**WHAT THE TASK REQUIRES**
Begin with the first line below and retype each line exactly through the line containing "const yTitle = 'Specific". Any pictures are to be left out.

**INFORMATION SUPPLIED**
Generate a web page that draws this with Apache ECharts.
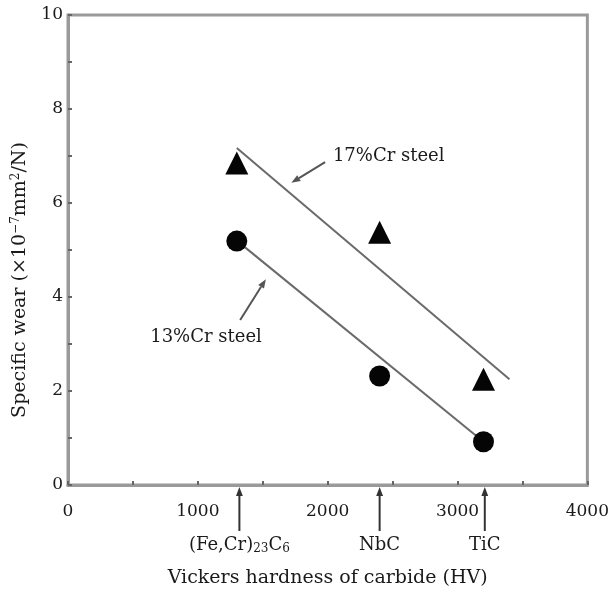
<!DOCTYPE html>
<html><head><meta charset="utf-8">
<script src="https://cdn.jsdelivr.net/npm/echarts@6/dist/echarts.min.js"></script>
<style>html,body{margin:0;padding:0;background:#fff}#c{width:612px;height:592px}</style>
</head><body><div id="c"></div>
<script>
// ---- data ----
const hv13 = [1300, 2400, 3200];
const wear13 = [5.19, 2.32, 0.92];
const hv17 = [1300, 2400, 3200];
const wear17 = [6.85, 5.38, 2.25];
const fit13X = [1300, 3200];
const fit13Y = [5.2, 0.92];
const fit17X = [1300, 3400];
const fit17Y = [7.17, 2.25];
const carbideNames = ['(Fe,Cr){s|23}C{s|6}', 'NbC', 'TiC'];
const carbideHV = [1320, 2400, 3210];
const note17Text = '17%Cr steel';
const note17Pos = [2040, 7.0];
const note17Arrow = [[1980, 6.87], [1720, 6.43]];
const note13Text = '13%Cr steel';
const note13Pos = [1063, 3.15];
const note13Arrow = [[1326, 3.51], [1524, 4.38]];
const xTitle = 'Vickers hardness of carbide (HV)';
const yTitle = 'Specific wear (×10{sup|−7}mm{sup|2}/N)';

const FONT = 'DejaVu Serif';
const TXT = '#1a1a1a';
const chart = echarts.init(document.getElementById('c'));
chart.setOption({
  animation: false,
  backgroundColor: '#fff',
  grid: {left: 68, right: 19, top: 15, bottom: 107, show: true, borderColor: '#9a9a9a', borderWidth: 3},
  xAxis: {
    type: 'value', min: 0, max: 4000, interval: 500,
    axisLine: {show: true, lineStyle: {color: '#9a9a9a', width: 3}},
    axisTick: {show: true, inside: true, length: 4, lineStyle: {color: '#666', width: 2}},
    splitLine: {show: false},
    axisLabel: {margin: 18, color: TXT, fontFamily: FONT, fontSize: 17,
      formatter: v => (v % 1000 === 0 ? String(v) : '')}
  },
  yAxis: {
    type: 'value', min: 0, max: 10, interval: 1,
    axisLine: {show: true, lineStyle: {color: '#9a9a9a', width: 3}},
    axisTick: {show: true, inside: true, length: 4, lineStyle: {color: '#666', width: 2}},
    splitLine: {show: false},
    axisLabel: {margin: 5, color: TXT, fontFamily: FONT, fontSize: 17,
      formatter: v => (v % 2 === 0 ? String(v) : '')}
  },
  series: [
    {type: 'line', data: fit13X.map((x, i) => [x, fit13Y[i]]), showSymbol: false, symbol: 'none',
      lineStyle: {color: '#6a6a6a', width: 2}, silent: true, z: 1},
    {type: 'line', data: fit17X.map((x, i) => [x, fit17Y[i]]), showSymbol: false, symbol: 'none',
      lineStyle: {color: '#6a6a6a', width: 2}, silent: true, z: 1},
    {type: 'scatter', data: hv13.map((x, i) => [x, wear13[i]]), symbol: 'circle', symbolSize: 21,
      itemStyle: {color: '#050505', opacity: 1}, z: 3},
    {type: 'scatter', data: hv17.map((x, i) => [x, wear17[i]]), symbol: 'triangle', symbolSize: 23,
      itemStyle: {color: '#050505', opacity: 1}, z: 3}
  ]
});

function px(p) { return chart.convertToPixel({gridIndex: 0}, p); }
function arrow(a, b, color, head, w) {
  const dx = b[0] - a[0], dy = b[1] - a[1];
  const L = Math.sqrt(dx * dx + dy * dy), ux = dx / L, uy = dy / L;
  const bx = b[0] - ux * head, by = b[1] - uy * head;
  const nx = -uy * head * 0.38, ny = ux * head * 0.38;
  return [
    {type: 'line', shape: {x1: a[0], y1: a[1], x2: bx, y2: by}, style: {stroke: color, lineWidth: w}},
    {type: 'polygon', shape: {points: [[b[0], b[1]], [bx + nx, by + ny], [bx - nx, by - ny]]}, style: {fill: color}}
  ];
}
const g = [];
// carbide arrows below axis
carbideHV.forEach((hv, i) => {
  const p = px([hv, 0]);
  g.push(...arrow([p[0], p[1] + 46], [p[0], p[1] + 2], '#333', 9, 2));
  g.push({type: 'text', x: p[0], y: p[1] + 60, style: {text: carbideNames[i], fill: TXT, font: '18px "' + FONT + '"',
    align: 'center', verticalAlign: 'middle',
    rich: {s: {fontSize: 12, fontFamily: FONT, fill: TXT, verticalAlign: 'bottom', padding: [8, 0, 0, 0]}}}});
});
// annotations
[[note17Arrow, note17Text, note17Pos, 'left'], [note13Arrow, note13Text, note13Pos, 'center']].forEach(([ar, t, pos, al]) => {
  g.push(...arrow(px(ar[0]), px(ar[1]), '#555', 9, 2));
  const p = px(pos);
  g.push({type: 'text', x: p[0], y: p[1], style: {text: t, fill: TXT, font: '18px "' + FONT + '"', align: al, verticalAlign: 'middle'}});
});
// axis titles
const xc = (px([0, 0])[0] + px([4000, 0])[0]) / 2;
g.push({type: 'text', x: xc, y: 578, style: {text: xTitle, fill: TXT, font: '19px "' + FONT + '"', align: 'center', verticalAlign: 'middle'}});
g.push({type: 'text', x: 20, y: 280, rotation: Math.PI / 2, style: {text: yTitle, fill: TXT, font: '19px "' + FONT + '"',
  align: 'center', verticalAlign: 'middle',
  rich: {sup: {fontSize: 12, fontFamily: FONT, fill: TXT, padding: [0, 0, 9, 0]}}}});
chart.setOption({graphic: g.map(e => Object.assign({silent: true, z: 10}, e))});
</script></body></html>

**COMPLETE OUTPUT**
Generate a web page that draws this with Apache ECharts.
<!DOCTYPE html>
<html><head><meta charset="utf-8">
<script src="https://cdn.jsdelivr.net/npm/echarts@6/dist/echarts.min.js"></script>
<style>html,body{margin:0;padding:0;background:#fff}#c{width:612px;height:592px}</style>
</head><body><div id="c"></div>
<script>
// ---- data ----
const hv13 = [1300, 2400, 3200];
const wear13 = [5.19, 2.32, 0.92];
const hv17 = [1300, 2400, 3200];
const wear17 = [6.85, 5.38, 2.25];
const fit13X = [1300, 3200];
const fit13Y = [5.2, 0.92];
const fit17X = [1300, 3400];
const fit17Y = [7.17, 2.25];
const carbideNames = ['(Fe,Cr){s|23}C{s|6}', 'NbC', 'TiC'];
const carbideHV = [1320, 2400, 3210];
const note17Text = '17%Cr steel';
const note17Pos = [2040, 7.0];
const note17Arrow = [[1980, 6.87], [1720, 6.43]];
const note13Text = '13%Cr steel';
const note13Pos = [1063, 3.15];
const note13Arrow = [[1326, 3.51], [1524, 4.38]];
const xTitle = 'Vickers hardness of carbide (HV)';
const yTitle = 'Specific wear (×10{sup|−7}mm{sup|2}/N)';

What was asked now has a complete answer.